Nor has much changed in the underlying dynamics that propelled the price so high before the suspension.
LME warehouse stocks have continued sliding. True, there’s been a wholesale reshuffle of cancelled metal back onto LME warrant with open tonnage now at 55,488 tonnes, compared with an early March low of 36,522 tonnes. But the headline figure has fallen another 6,600 tonnes so far this month and at 72,924 tonnes is the lowest it’s been since December 2019.
The electric vehicle battery sector’s demand for the high-grade Class I nickel in LME warehouses continues unabated.
Questions around the status of Russian supply in the wake of the invasion of Ukraine loom ever larger.
Norilsk Nickel, which accounts for around 17% of global Class I metal supply, hasn’t been sanctioned.
But, trapped in the Arctic north, the company’s prime shipping route is to Europe. The Netherlands is the largest-volume destination for Russian nickel exports, accounting for 60-70% of all shipments in 2019-2020. Most of the balance, interestingly, was exported to Switzerland, according to ITC trade figures.
Self-sanctioning by banks, trade houses and logistics companies is likely to generate a lot of friction in what was previously a smooth physical flow of metal.
This is particularly problematic for the LME, given only Class I nickel such as that produced by Norilsk is deliverable against its contract.

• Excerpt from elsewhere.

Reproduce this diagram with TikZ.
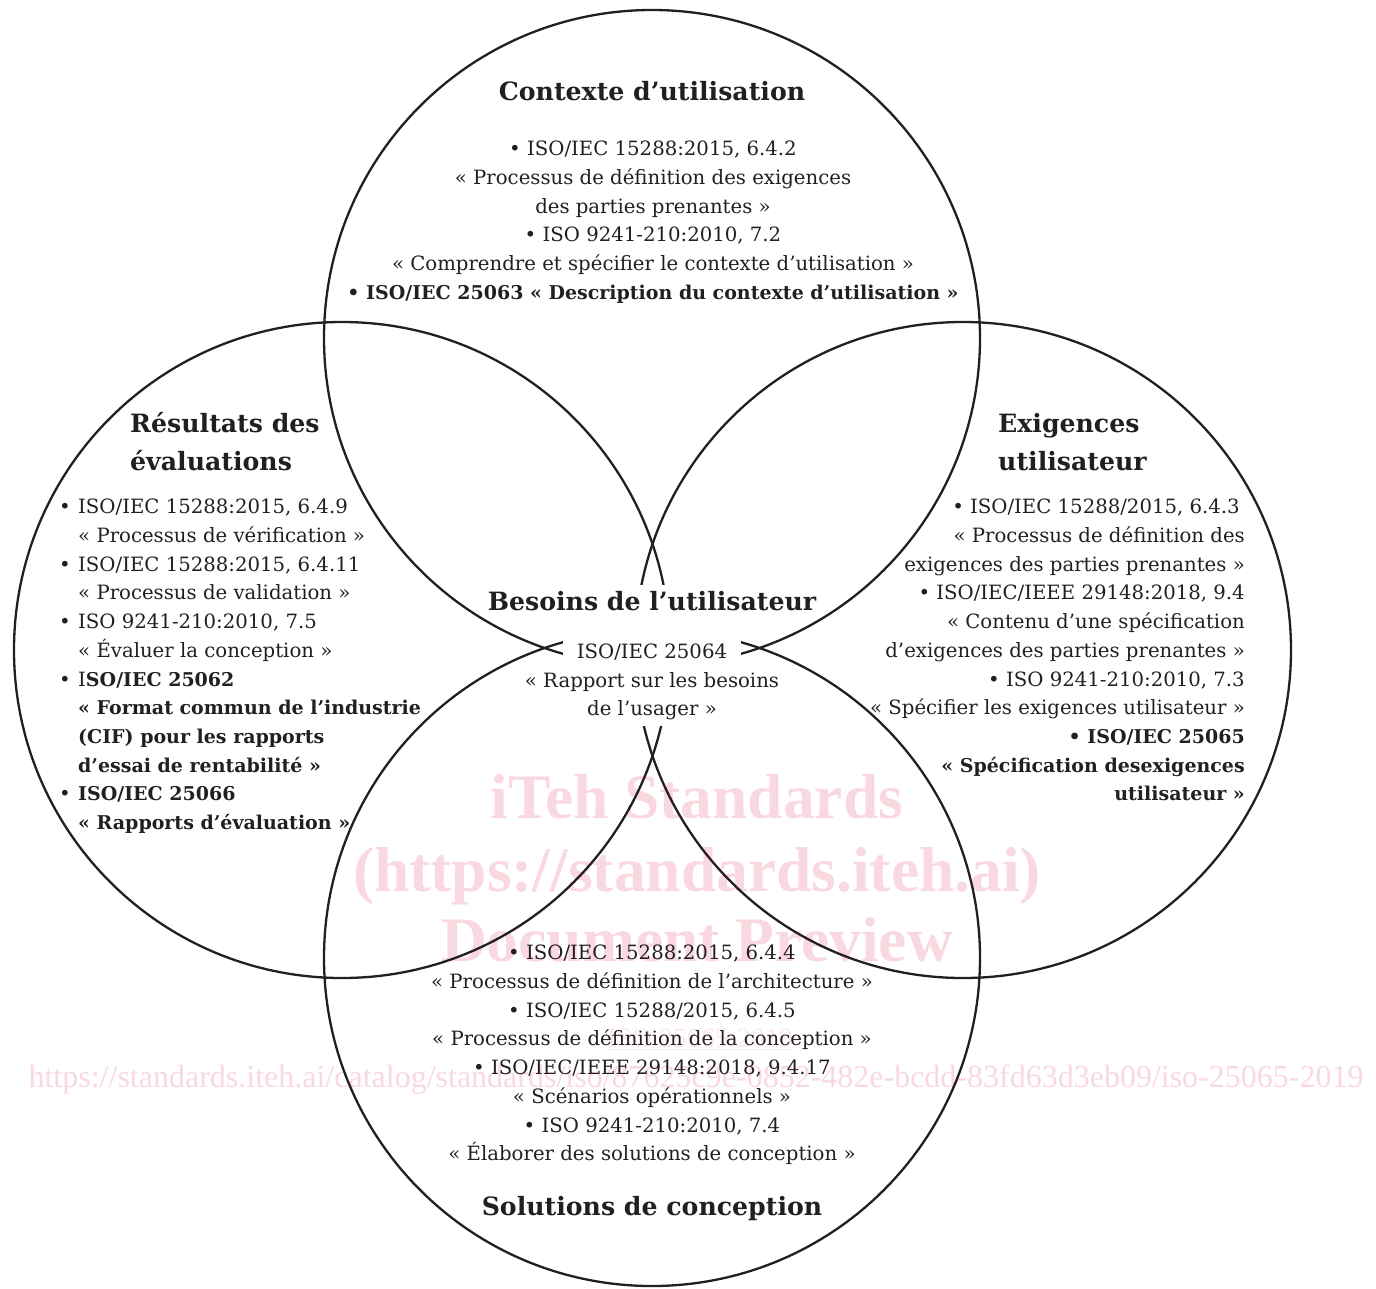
\documentclass[tikz,border=0pt]{standalone}
\usepackage{fontspec}
\setmainfont{DejaVu Serif}
\newfontfamily\wmfont{Liberation Serif}
\definecolor{ink}{RGB}{35,31,32}
\definecolor{wm}{RGB}{249,216,224}
\newcommand\vbul{\makebox[19pt][l]{•}}
\newcommand\vind{\hspace*{19pt}}
\newcommand\bx[1]{{\fontsize{19.0}{28.7}\selectfont\bfseries #1}}
\begin{document}
\begin{tikzpicture}[x=1pt,y=-1pt,
  venn/.style={draw=ink, line width=2.3pt},
  body/.style={font=\fontsize{19.7}{28.7}\selectfont, inner sep=0pt, text=ink},
  ttl/.style={font=\fontsize{25.2}{38}\selectfont\bfseries, inner sep=0pt, text=ink},
  mask/.style={fill=white},
  wmark/.style={text=wm, font=\wmfont\fontsize{63.5}{70}\selectfont\bfseries, inner sep=0pt, anchor=base},
  wmsmall/.style={text=wm, font=\wmfont\fontsize{32}{36}\selectfont, inner sep=0pt, anchor=base}]
\useasboundingbox (0,0) rectangle (1376,1288);
% watermark
\node[wmark] (wm1) at (697,818) {iTeh Standards};
\node[wmark] (wm2) at (697,891) {(https://standards.iteh.ai)};
\node[wmark] (wm3) at (697,961) {Document Preview};
\node[wmsmall, text=wm!60, font=\wmfont\fontsize{28}{32}\selectfont] (wm4) at (700,1047) {\underline{ISO 25065:2019}};
\node[wmsmall] (wm5) at (696,1087) {https://standards.iteh.ai/catalog/standards/iso/87625c9e-0852-482e-bcdd-83fd63d3eb09/iso-25065-2019};
% circles
\draw[venn] (652,338) circle[radius=328];
\draw[venn] (342,650) circle[radius=328];
\draw[venn] (963,650) circle[radius=328];
\draw[venn] (652,958) circle[radius=328];
% top: context of use
\node[ttl, anchor=base] (ctxT) at (652,100.5) {Contexte d’utilisation};
\node[body, align=center, anchor=north] (ctxL) at (653,141) {• ISO/IEC 15288:2015, 6.4.2\\« Processus de définition des exigences\\des parties prenantes »\\• ISO 9241-210:2010, 7.2\\« Comprendre et spécifier le contexte d’utilisation »\\\bx{• ISO/IEC 25063 « Description du contexte d’utilisation »}};
% left: evaluation results
\node[ttl, align=left, anchor=north west] (evalT) at (130,412) {Résultats des\\évaluations};
\node[body, align=left, anchor=north west] (evalL) at (59,499) {\vbul ISO/IEC 15288:2015, 6.4.9\\\vind « Processus de vérification »\\\vbul ISO/IEC 15288:2015, 6.4.11\\\vind « Processus de validation »\\\vbul ISO 9241-210:2010, 7.5\\\vind « Évaluer la conception »\\\vbul I\bx{SO/IEC 25062}\\\vind\bx{« Format commun de l’industrie}\\\vind\bx{(CIF) pour les rapports}\\\vind\bx{d’essai de rentabilité »}\\\vbul\bx{ISO/IEC 25066}\\\vind\bx{« Rapports d’évaluation »}};
% right: user requirements
\node[ttl, align=left, anchor=north west] (reqT) at (998,413) {Exigences\\utilisateur};
\node[body, align=right, anchor=north east] (reqL) at (1245,499) {• ISO/IEC 15288/2015, 6.4.3\hbox to 5pt{}\\« Processus de définition des\\exigences des parties prenantes »\\• ISO/IEC/IEEE 29148:2018, 9.4\\« Contenu d’une spécification\\d’exigences des parties prenantes »\\• ISO 9241-210:2010, 7.3\\« Spécifier les exigences utilisateur »\\\bx{• ISO/IEC 25065}\\\bx{« Spécification desexigences}\\\bx{utilisateur »}};
% centre: user needs
\node[ttl, mask, anchor=base, inner xsep=4pt, inner ysep=6pt] (needT) at (652,610) {Besoins de l’utilisateur};
\node[body, mask, anchor=base, inner xsep=14pt, inner ysep=27pt] (need1) at (652,658) {ISO/IEC 25064};
\node[body, mask, anchor=base, inner sep=3pt] (need2) at (652,687) {« Rapport sur les besoins};
\node[body, mask, anchor=base, inner xsep=4pt, inner ysep=7pt] (need3) at (652,715) {de l’usager »};
% bottom: design solutions
\node[body, align=center, anchor=north] (solL) at (652,945) {• ISO/IEC 15288:2015, 6.4.4\\« Processus de définition de l’architecture »\\• ISO/IEC 15288/2015, 6.4.5\\« Processus de définition de la conception »\\• ISO/IEC/IEEE 29148:2018, 9.4.17\\« Scénarios opérationnels »\\• ISO 9241-210:2010, 7.4\\« Élaborer des solutions de conception »};
\node[ttl, anchor=base] (solT) at (652,1215) {Solutions de conception};
\end{tikzpicture}
\end{document}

Shorts looking to effect physical delivery against their LME positions may struggle to access the liquidity pool of Russian metal that is stored in Rotterdam.
What its early German discoverers nicknamed the devil’s metal is going to remain devilishly tricky to trade given the continued supply uncertainty caused by what Russia terms its “special military operation”.
The overriding short-term market theme will be risk reduction with eye-watering margins likely to deter all but the most committed.
That, however, may not do anything to moderate price volatility, if liquidity is squeezed out of the market.
It’s worth noting that the Shanghai Futures Exchange (ShFE) nickel contract has traded enough hours to allow a wholesale rush for the exit door. Market open interest has collapsed from 265,736 contracts at the start of March to a current 118,287.
Volatility, if anything has only increased, the most active contract hitting its upper 20% limit on Friday morning.
Shanghai registered stocks remain low at 7,415 tonnes and the forward curve is still heavily backwardated.
The squeeze on Class I metal in the Chinese market predates this year’s run on LME stocks and it shows no signs of being over any time soon.
Low stocks and falling liquidity may be a harbinger of what the LME market will look like in a couple of months time.
Before then, though, there is still the unresolved issue of Tsingshan’s big shorts to be navigated.
The LME’s nickel problems could be far from over.